Some teachers who were contracted to undertake special lessons for Senior Secondary School (SSS) Pupils promoted to SSS3 have threatened to stage a sit-down strike action, alleging government’s failure to pay them for the service they have rendered during the vacation period.

As the New Direction administration has scrapped the 6-3-4-4 system of education, the Ministry of Primary and Secondary Education contracted some teachers to conduct special lessons for SSS2 students promoted to SSS3 as part of their preparation to sit to the West African Senior Secondary School Certificate Examinations (WASSCE). The special lessons were meant for SSS3 pupils to come to speed with those that are already in SSS4.The one month classes commenced in mid-July until August.

But according to one of the aggrieved teachers, Moses Aruna, who is  attached to the University Secondary School, Njala, in the Moyamba District, they would boycott classes come Monday, September 17, if their month bonus salary was not paid.

He told the Sierra Leone Broadcasting Corporation’s ‘Morning Coffee’ show that some ministry authorities came to their school and requested a list of names of teachers to be contracted for the special class, adding that payment had been made to only those with pincodes.

“We have enquired but we could not get things clear from our school authorities and those teachers who were not part of the contract have received salaries. We have been teaching for the past five years without receiving salaries.

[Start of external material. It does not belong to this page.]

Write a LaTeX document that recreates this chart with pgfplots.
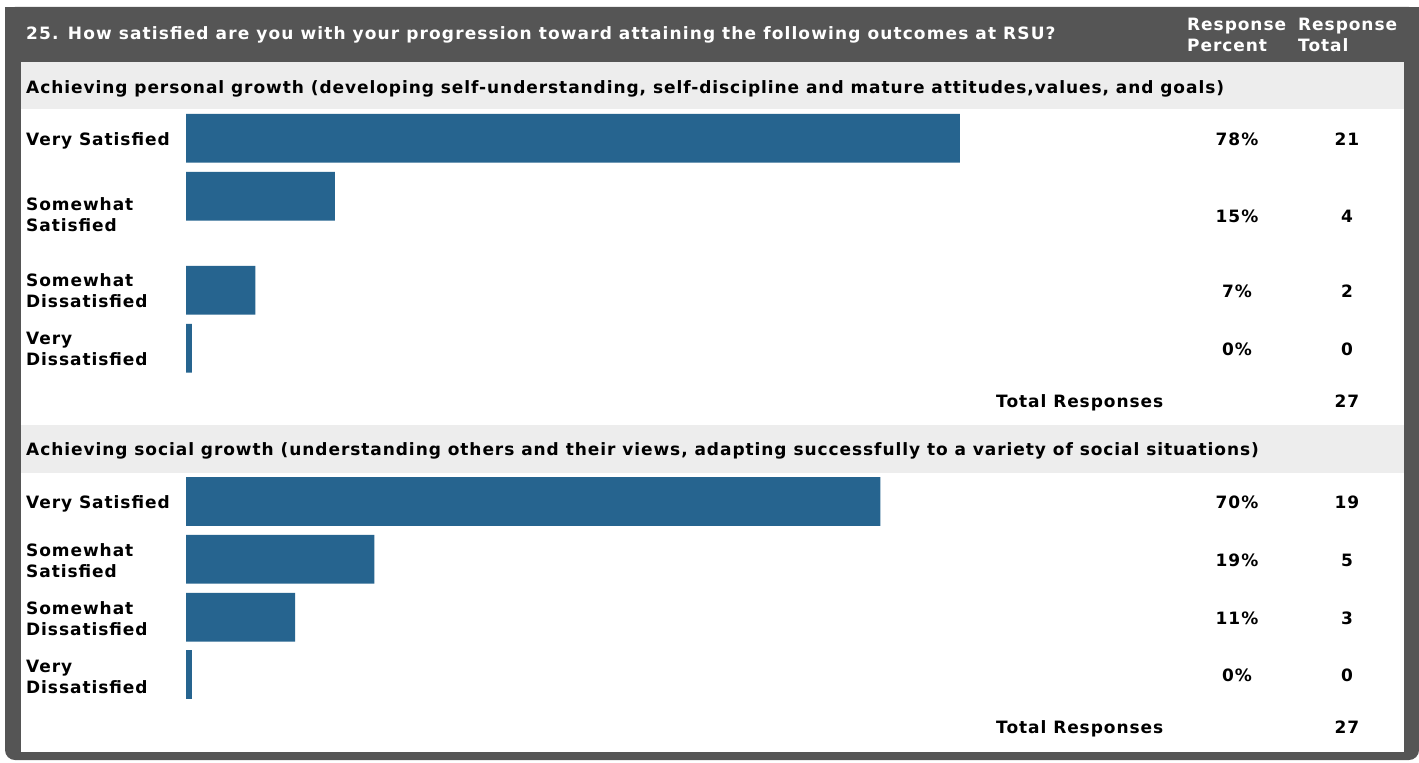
\documentclass[border=0pt]{standalone}
\usepackage{pgfplots}
\pgfplotsset{compat=1.18}
\usepackage{pgfplotstable}
\usepackage{fontspec}
\setmainfont{DejaVu Sans}[LetterSpace=5.5]
\definecolor{framegray}{RGB}{85,85,85}
\definecolor{bandgray}{RGB}{237,237,237}
\definecolor{barblue}{RGB}{38,100,143}

\pgfplotstableread{
y p
138.3 78
196.3 15
290.3 7
348.3 0.6
}\personal
\pgfplotstableread{
y p
501.5 70
559.3 19
617.3 11
674.5 0.6
}\social

\begin{document}
\fontsize{17bp}{21bp}\selectfont\bfseries
\begin{tikzpicture}
\begin{scope}[x=1bp,y=-1bp]
\useasboundingbox (0,0) rectangle (1419,762);
\fill[framegray, rounded corners=10bp] (5,7) rectangle (1419,760);
\fill[framegray] (5,7) rectangle (1419,100);
\fill[white] (21,62) rectangle (1404,752);
\fill[bandgray] (21,62) rectangle (1404,108.7);
\fill[bandgray] (21,425) rectangle (1404,472.7);
\end{scope}

\begin{axis}[at={(186bp,-62bp)}, anchor=north west, scale only axis,
  width=992bp, height=690bp, xmin=0, xmax=100, ymin=62, ymax=752,
  y dir=reverse, hide axis, xbar, bar width=48.7, bar shift=0pt]
\addplot[fill=barblue, draw=none] table[x=p, y=y] {\personal};
\addplot[fill=barblue, draw=none] table[x=p, y=y] {\social};
\end{axis}

\begin{scope}[x=1bp,y=-1bp]
\tikzset{lab/.style={anchor=base west, inner sep=0pt}, num/.style={anchor=base, inner sep=0pt}}
\node[lab, text=white] at (26,40) {\addfontfeature{LetterSpace=6.6}25. How satisfied are you with your progression toward attaining the following outcomes at RSU?};
\node[lab, text=white] at (1187,30.5) {Response};
\node[lab, text=white] at (1187,51.5) {Percent};
\node[lab, text=white] at (1298,30.5) {Response};
\node[lab, text=white] at (1298,51.5) {Total};

\node[lab] at (26,93.3) {Achieving personal growth (developing self-understanding, self-discipline and mature attitudes,values, and goals)};
\node[lab] at (26,145.5) {Very Satisfied};
\node[lab] at (26,210.5) {Somewhat};
\node[lab] at (26,231) {Satisfied};
\node[lab] at (26,286.5) {Somewhat};
\node[lab] at (26,307.5) {Dissatisfied};
\node[lab] at (26,344.5) {Very};
\node[lab] at (26,365.5) {Dissatisfied};
\node[num] at (1237,145) {78\%}; \node[num] at (1347,145) {21};
\node[num] at (1237,222) {15\%}; \node[num] at (1347,222) {4};
\node[num] at (1237,297) {7\%}; \node[num] at (1347,297) {2};
\node[num] at (1237,355) {0\%}; \node[num] at (1347,355) {0};
\node[lab] at (996,407.5) {Total Responses};
\node[num] at (1347,407.5) {27};

\node[lab] at (26,455.7) {Achieving social growth (understanding others and their views, adapting successfully to a variety of social situations)};
\node[lab] at (26,508.5) {Very Satisfied};
\node[lab] at (26,556.5) {Somewhat};
\node[lab] at (26,577) {Satisfied};
\node[lab] at (26,614.5) {Somewhat};
\node[lab] at (26,635) {Dissatisfied};
\node[lab] at (26,672) {Very};
\node[lab] at (26,693) {Dissatisfied};
\node[num] at (1237,508) {70\%}; \node[num] at (1347,508) {19};
\node[num] at (1237,566) {19\%}; \node[num] at (1347,566) {5};
\node[num] at (1237,624) {11\%}; \node[num] at (1347,624) {3};
\node[num] at (1237,681) {0\%}; \node[num] at (1347,681) {0};
\node[lab] at (996,733.5) {Total Responses};
\node[num] at (1347,733.5) {27};
\end{scope}
\end{tikzpicture}
\end{document}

I have told my colleagues, ten of us, not to teach when schools reopen on Monday, September 17,” he said.

He claimed that some officials from the Ministry of Primary and Secondary Education had earlier visited the school and instructed the principal to include their payments into the accounts of teachers with pin codes, but that the latter refused on the ground that such would be construed as corruption.

Meanwhile, Public Relations Officer of the Ministry of Primary and Secondary Education, Brima Michael Turay, noted that they have had difficulty paying some of the teachers who participated in the special lessons because they don’t have pin codes and bank accounts. He assured that the ministry was in the process of adding their names to the payment voucher before this December.

Turay called on the aggrieved teachers to exercise patience, stating that government was doing everything humanly possible to make them happy.